● Problem to solve: Return each line of the records holding the string "this".

● Materials provided:
********

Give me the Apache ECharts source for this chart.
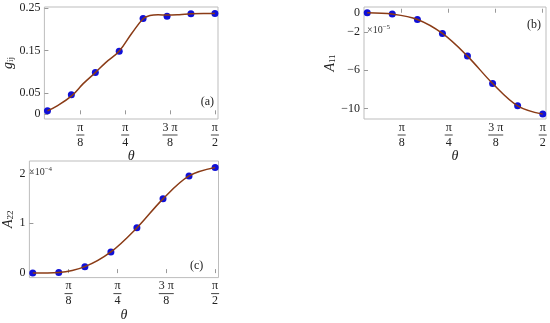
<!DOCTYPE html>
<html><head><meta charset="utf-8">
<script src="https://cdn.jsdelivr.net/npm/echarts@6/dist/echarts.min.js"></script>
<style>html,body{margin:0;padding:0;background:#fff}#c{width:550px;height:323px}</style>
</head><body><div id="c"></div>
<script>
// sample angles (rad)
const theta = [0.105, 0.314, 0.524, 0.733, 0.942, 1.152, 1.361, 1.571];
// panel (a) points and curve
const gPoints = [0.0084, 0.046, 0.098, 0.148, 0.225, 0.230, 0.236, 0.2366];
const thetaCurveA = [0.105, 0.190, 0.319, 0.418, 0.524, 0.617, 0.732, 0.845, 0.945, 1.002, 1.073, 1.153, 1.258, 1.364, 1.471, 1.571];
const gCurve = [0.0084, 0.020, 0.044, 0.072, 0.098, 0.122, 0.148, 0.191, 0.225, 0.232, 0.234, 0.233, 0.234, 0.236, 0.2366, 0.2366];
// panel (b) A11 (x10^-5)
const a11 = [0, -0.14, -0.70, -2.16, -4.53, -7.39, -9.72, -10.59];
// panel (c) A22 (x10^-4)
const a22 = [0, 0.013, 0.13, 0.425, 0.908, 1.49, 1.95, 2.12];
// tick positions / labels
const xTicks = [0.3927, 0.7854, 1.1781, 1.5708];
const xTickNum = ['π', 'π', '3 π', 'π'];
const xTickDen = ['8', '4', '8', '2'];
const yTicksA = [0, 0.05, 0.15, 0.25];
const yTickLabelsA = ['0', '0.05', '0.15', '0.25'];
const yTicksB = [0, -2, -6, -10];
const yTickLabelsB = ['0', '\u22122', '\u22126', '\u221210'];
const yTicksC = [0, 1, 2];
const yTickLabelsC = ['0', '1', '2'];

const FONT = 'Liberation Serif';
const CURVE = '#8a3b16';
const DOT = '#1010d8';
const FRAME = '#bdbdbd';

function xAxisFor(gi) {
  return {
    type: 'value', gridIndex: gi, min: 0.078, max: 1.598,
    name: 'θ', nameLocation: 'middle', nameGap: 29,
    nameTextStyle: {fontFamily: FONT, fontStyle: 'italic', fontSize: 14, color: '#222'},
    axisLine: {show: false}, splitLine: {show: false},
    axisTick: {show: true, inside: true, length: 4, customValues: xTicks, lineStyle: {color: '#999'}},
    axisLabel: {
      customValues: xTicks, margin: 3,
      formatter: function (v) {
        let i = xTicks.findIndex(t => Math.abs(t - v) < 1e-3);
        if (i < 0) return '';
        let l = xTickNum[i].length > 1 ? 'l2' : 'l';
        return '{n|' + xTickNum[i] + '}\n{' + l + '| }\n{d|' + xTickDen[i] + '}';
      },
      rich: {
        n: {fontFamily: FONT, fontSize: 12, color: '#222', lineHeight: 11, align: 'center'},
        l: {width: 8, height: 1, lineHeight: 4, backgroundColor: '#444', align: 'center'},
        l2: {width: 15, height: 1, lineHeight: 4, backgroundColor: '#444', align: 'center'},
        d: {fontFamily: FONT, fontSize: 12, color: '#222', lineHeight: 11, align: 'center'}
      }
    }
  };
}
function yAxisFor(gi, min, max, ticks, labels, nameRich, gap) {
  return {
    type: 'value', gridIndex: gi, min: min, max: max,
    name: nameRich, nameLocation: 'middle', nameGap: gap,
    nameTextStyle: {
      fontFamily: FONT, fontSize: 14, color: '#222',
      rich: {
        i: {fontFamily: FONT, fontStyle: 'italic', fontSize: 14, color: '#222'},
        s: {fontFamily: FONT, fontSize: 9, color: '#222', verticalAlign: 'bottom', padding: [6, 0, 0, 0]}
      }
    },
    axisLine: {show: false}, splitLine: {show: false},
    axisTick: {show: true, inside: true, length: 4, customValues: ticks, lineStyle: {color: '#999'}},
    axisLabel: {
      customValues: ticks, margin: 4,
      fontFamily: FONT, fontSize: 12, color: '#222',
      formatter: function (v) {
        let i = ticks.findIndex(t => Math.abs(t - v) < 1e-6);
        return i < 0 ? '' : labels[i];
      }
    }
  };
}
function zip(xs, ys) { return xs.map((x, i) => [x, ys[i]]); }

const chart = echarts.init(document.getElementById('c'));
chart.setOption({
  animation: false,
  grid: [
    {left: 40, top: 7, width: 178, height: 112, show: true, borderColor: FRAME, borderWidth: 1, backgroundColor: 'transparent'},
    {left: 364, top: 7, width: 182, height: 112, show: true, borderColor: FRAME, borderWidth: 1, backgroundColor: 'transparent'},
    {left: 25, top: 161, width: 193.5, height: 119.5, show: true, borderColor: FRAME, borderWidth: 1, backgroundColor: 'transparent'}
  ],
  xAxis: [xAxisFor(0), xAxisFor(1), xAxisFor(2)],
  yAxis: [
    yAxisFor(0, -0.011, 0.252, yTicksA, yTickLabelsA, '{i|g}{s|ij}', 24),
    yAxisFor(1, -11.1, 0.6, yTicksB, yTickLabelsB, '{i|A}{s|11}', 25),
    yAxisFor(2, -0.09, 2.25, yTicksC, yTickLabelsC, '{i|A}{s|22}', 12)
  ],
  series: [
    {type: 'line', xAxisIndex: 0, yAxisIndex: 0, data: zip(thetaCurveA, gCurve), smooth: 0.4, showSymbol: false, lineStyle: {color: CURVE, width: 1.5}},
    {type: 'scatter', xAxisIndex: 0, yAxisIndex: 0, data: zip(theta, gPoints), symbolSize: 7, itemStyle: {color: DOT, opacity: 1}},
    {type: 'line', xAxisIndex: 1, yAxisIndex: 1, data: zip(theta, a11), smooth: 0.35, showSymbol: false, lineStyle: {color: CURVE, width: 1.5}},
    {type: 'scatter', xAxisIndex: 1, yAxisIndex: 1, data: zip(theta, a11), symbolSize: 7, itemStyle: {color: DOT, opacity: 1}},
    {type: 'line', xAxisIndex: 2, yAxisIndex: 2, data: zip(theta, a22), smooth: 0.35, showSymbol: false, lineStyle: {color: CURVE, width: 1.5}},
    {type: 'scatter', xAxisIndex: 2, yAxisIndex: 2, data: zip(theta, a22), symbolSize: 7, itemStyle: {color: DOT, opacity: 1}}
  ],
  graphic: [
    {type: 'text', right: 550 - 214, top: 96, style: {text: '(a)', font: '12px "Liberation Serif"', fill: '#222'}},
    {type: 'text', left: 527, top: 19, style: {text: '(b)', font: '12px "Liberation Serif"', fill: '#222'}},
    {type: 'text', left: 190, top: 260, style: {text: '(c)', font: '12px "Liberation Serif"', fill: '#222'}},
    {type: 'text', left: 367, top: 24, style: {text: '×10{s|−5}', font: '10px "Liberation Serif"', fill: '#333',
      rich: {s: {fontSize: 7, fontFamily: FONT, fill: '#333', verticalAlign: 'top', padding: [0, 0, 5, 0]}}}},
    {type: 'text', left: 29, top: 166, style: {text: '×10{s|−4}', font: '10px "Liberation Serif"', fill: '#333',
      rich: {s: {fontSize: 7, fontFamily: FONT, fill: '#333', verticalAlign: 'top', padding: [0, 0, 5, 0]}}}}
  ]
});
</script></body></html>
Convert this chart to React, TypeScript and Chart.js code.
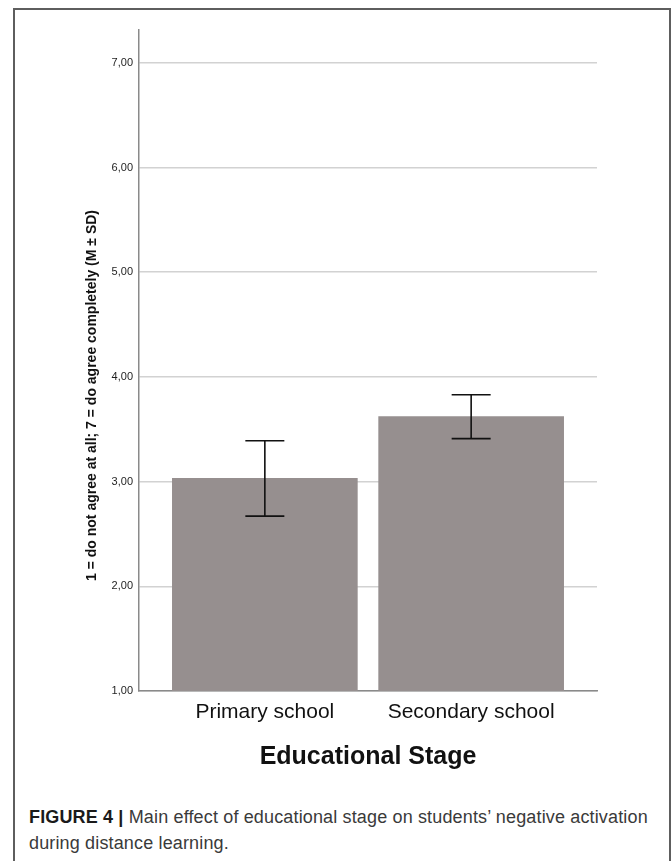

********

● Exercise output:
Give me the Apache ECharts source for this chart.
Convert this chart to React, TypeScript and Chart.js code.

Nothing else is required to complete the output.